Learning from Charter Schools

Part one of a Journal editorial two-parter suggests that we have something to learn from charter school successes.

There is some evidence that charter schools are doing better than public schools in meeting some objective goals.

From personal experience; I would suggest wariness about jumping on the existing charter school model bandwagon; and I am a supporter of charter schools. I have advocated allowing all schools to become charter schools in important aspects of their existence.

But it is a very complex dynamic. It would be a mistake to simply jump on the current charter school model and assume guaranteed success.

I would posit that the working component of charter schools, is autonomy; the movement toward site based management. While getting a few schools out from under the thumb of central office is a step in the right direction; it is only a step.

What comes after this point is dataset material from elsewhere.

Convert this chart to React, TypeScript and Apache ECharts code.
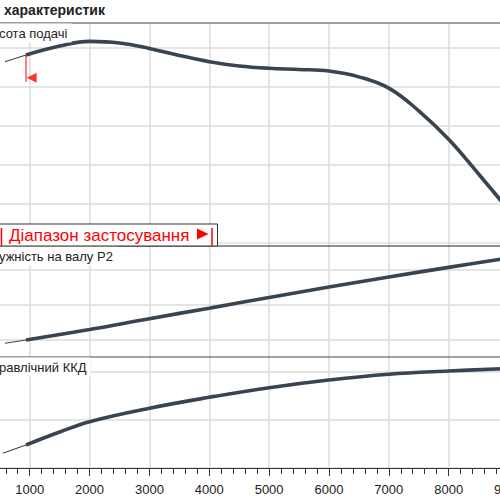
import React, { useEffect, useRef } from "react";
import * as echarts from "echarts";

// Flow axis (x), shared by all panels
const X_MIN = 0;
const X_MAX = 10000;
const X_STEP = 1000;

// Panel 1: Висота подачі (head)
const headThinQ = [587, 938];
const headThinH = [46.5, 48.2];
const headQ = [938, 1500, 2000, 2500, 3000, 3500, 4000, 4500, 5000, 5500, 6000, 6500, 7000, 7500, 8000, 8500, 9000];
const headH = [48.2, 50.5, 51.7, 51.3, 49.9, 48.1, 46.5, 45.4, 44.8, 44.5, 44.1, 42.6, 39.7, 33.9, 26.6, 17.7, 8.5];

// Range start marker (in panel 1 units)
const rangeStartQ = 938;
const rangeMarkH = [48.2, 41.3];
const rangeArrow = [1033, 42.4];

// Panel 2: Потужність на валу P2
const powerThinQ = [587, 938];
const powerThinP = [1.81, 2.0];
const powerQ = [938, 2000, 3000, 4000, 5000, 6000, 7000, 8000, 9000];
const powerP = [2.0, 2.6, 3.22, 3.82, 4.43, 5.03, 5.6, 6.15, 6.69];

// Panel 3: Гідравлічний ККД
const effThinQ = [550, 938];
const effThinE = [12.3, 19.2];
const effQ = [938, 1500, 2000, 3000, 4000, 5000, 6000, 7000, 8000, 9000];
const effE = [19.2, 30.0, 38.6, 49.8, 58.9, 66.9, 73.3, 78.1, 80.8, 82.9];

const zip = (a: number[], b: number[]) => a.map((v, i) => [v, b[i]]);

const CURVE = "#3a4450";
const GRIDC = "#dcdcdc";
const FONT = '"Liberation Sans", Arial, sans-serif';
const OX = 40; // chart div is shifted left by OX px

export default function App() {
  const ref = useRef<HTMLDivElement>(null);
  useEffect(() => {
    if (!ref.current) return;
    const chart = echarts.init(ref.current, undefined, { renderer: "svg" });
    const gl = OX - 30.15;
    const gw = 598.5;
    const hiddenX = (gi: number) => ({
      type: "value",
      gridIndex: gi,
      min: X_MIN,
      max: X_MAX,
      interval: X_STEP,
      show: false,
      splitLine: { show: false },
    });
    const yAx = (gi: number, min: number, max: number, interval: number, show: boolean) => ({
      type: "value",
      gridIndex: gi,
      min,
      max,
      interval,
      axisLine: { show: false },
      axisTick: { show: false },
      axisLabel: { show: false },
      splitLine: { show, lineStyle: { color: GRIDC, width: 1.5 } },
    });
    const thin = (xi: number, data: number[][]) => ({
      type: "line",
      xAxisIndex: xi,
      yAxisIndex: xi,
      data,
      symbol: "none",
      clip: false,
      lineStyle: { color: CURVE, width: 1.1 },
      z: 5,
    });
    const thick = (xi: number, data: number[][]) => ({
      type: "line",
      xAxisIndex: xi,
      yAxisIndex: xi,
      data,
      symbol: "none",
      smooth: 0.4,
      clip: false,
      lineStyle: { color: CURVE, width: 3.6 },
      z: 6,
    });
    const label = (text: string, y: number) => ({
      type: "text",
      x: OX - 1,
      y,
      z: 50,
      style: {
        text,
        fill: "#222",
        font: "13px " + FONT,
        verticalAlign: "middle",
        backgroundColor: "#fff",
        padding: [3, 4, 3, 0],
      },
    });
    const hline = (y: number, color: string, width: number) => ({
      type: "line",
      z: 40,
      shape: { x1: OX, y1: y, x2: OX + 500, y2: y },
      style: { stroke: color, lineWidth: width },
    });

    chart.setOption({
      animation: false,
      backgroundColor: "#fff",
      grid: [
        { left: gl, width: gw, top: 23, height: 445 },
        { left: gl, width: gw, top: 48, height: 195 },
        { left: gl, width: gw, top: 270, height: 70 },
        { left: gl, width: gw, top: 372, height: 96 },
      ],
      xAxis: [
        {
          type: "value",
          gridIndex: 0,
          min: X_MIN,
          max: X_MAX,
          interval: X_STEP,
          axisLine: { show: true, lineStyle: { color: "#333", width: 1.2 } },
          axisTick: { show: true, length: 8, lineStyle: { color: "#333" } },
          minorTick: { show: true, splitNumber: 5, length: 6, lineStyle: { color: "#333" } },
          axisLabel: {
            margin: 15,
            fontSize: 13,
            fontFamily: FONT,
            color: "#222",
            formatter: (v: number) => (v === X_MIN || v === X_MAX ? "" : String(v)),
          },
          splitLine: { show: true, lineStyle: { color: GRIDC, width: 1.5 } },
        },
        hiddenX(1),
        hiddenX(2),
        hiddenX(3),
      ],
      yAxis: [
        { ...yAx(0, 0, 1, 1, false), show: false },
        yAx(1, 0, 50, 10, true),
        yAx(2, 2, 6, 2, true),
        yAx(3, 0, 80, 40, true),
      ],
      series: [
        thin(1, zip(headThinQ, headThinH)),
        thick(1, zip(headQ, headH)),
        thin(2, zip(powerThinQ, powerThinP)),
        thick(2, zip(powerQ, powerP)),
        thin(3, zip(effThinQ, effThinE)),
        thick(3, zip(effQ, effE)),
        {
          type: "line",
          xAxisIndex: 1,
          yAxisIndex: 1,
          data: rangeMarkH.map((h) => [rangeStartQ, h]),
          symbol: "none",
          clip: false,
          lineStyle: { color: "#ff0000", width: 1 },
          z: 7,
        },
        {
          type: "scatter",
          xAxisIndex: 1,
          yAxisIndex: 1,
          data: [rangeArrow],
          symbol: "triangle",
          symbolRotate: 90,
          symbolSize: [10, 10],
          clip: false,
          itemStyle: { color: "#ff0000" },
          z: 7,
        },
      ],
      graphic: [
        hline(23, "#808080", 1.5),
        hline(246, "#222", 1.2),
        hline(357, "#444", 1.2),
        {
          type: "text",
          x: OX + 4,
          y: 10,
          z: 50,
          style: {
            text: "характеристик",
            fill: "#222",
            font: "bold 14px " + FONT,
            verticalAlign: "middle",
          },
        },
        label("сота подачі", 33),
        label("ужність на валу P2", 256),
        label("равлічний ККД", 367),
        {
          type: "rect",
          z: 60,
          shape: { x: OX - 5, y: 224, width: 222.5, height: 22 },
          style: { fill: "#fff", stroke: "#333", lineWidth: 1 },
        },
        {
          type: "text",
          x: OX + 9,
          y: 235,
          z: 61,
          style: {
            text: "Діапазон застосування",
            fill: "#ff0000",
            font: "17px " + FONT,
            verticalAlign: "middle",
          },
        },
        {
          type: "polygon",
          z: 61,
          shape: { points: [[OX + 197, 228.5], [OX + 208.5, 234], [OX + 197, 239.5]] },
          style: { fill: "#ff0000" },
        },
        {
          type: "line",
          z: 61,
          shape: { x1: OX + 212, y1: 228, x2: OX + 212, y2: 246 },
          style: { stroke: "#ff0000", lineWidth: 1.5 },
        },
        {
          type: "line",
          z: 61,
          shape: { x1: OX + 1.5, y1: 228, x2: OX + 1.5, y2: 246 },
          style: { stroke: "#ff0000", lineWidth: 1.5 },
        },
      ],
    });
    return () => chart.dispose();
  }, []);
  return (
    <div
      ref={ref}
      style={{ position: "fixed", left: -OX, top: 0, width: 620, height: 500 }}
    />
  );
}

The schools that will succeed are the schools with real site based management; where every stakeholder feels fully involved and respected in the decision making process.

That goal does not require breaking from the APS in the sense that all of our charter schools have had to break so far; requiring new building space and a whole bunch of other unnecessary and punitive hurdles.

The leadership of the APS just needs to move real decision making power and resources down to schools as they are, and where they are.

Those are the aspects of charterdom that actually bear the fruit.

Those are the only circumstances that actually encourage the formation of synergies among students, parents, educators and administrators.

1 comment:

Anonymous said...

Another factor is that charter schools self-select for parents who are committed enough to their children's education to research, choose and deal with the logistics of an alternative to the school on the corner. An engaged parent is the best predictor of student success.
This part of the editorial struck me as the most important. Historically, parent involvement, low pupil teacher ratios, and a great teacher in the classroom have been the three factors in studies for at least the last fifty years. Nowhere in any study did it say bloated administrations and fat cat school boards did any pupil any good.
For the last fifty years editorials have been pointing to parochial schools who traditionally turn out students performing above the national averages. How do they do that? They have hardly any money, the teachers make far less than public school teachers. It is the parents that make a difference. Any one who is going to lay out cash for tuition, or get up and drive the kid to and from school is a likely a very involved parent. And the kicker? If Johnny can't be controlled and is disrupting everyone else’s ability to learn, he is not welcome to come back. Public schools don't have that option. Like the lady at the dinner party said to the business man who was berating public schools for not being run like a business, she asked what he did. I make the worlds best blueberry muffins he proudly replied. And what do you do if your suppliers send you rotten blueberries she asked. I send them back, of course, he retorted. She just smiled sadly and said, we, in public education, can't send the rotten ones back.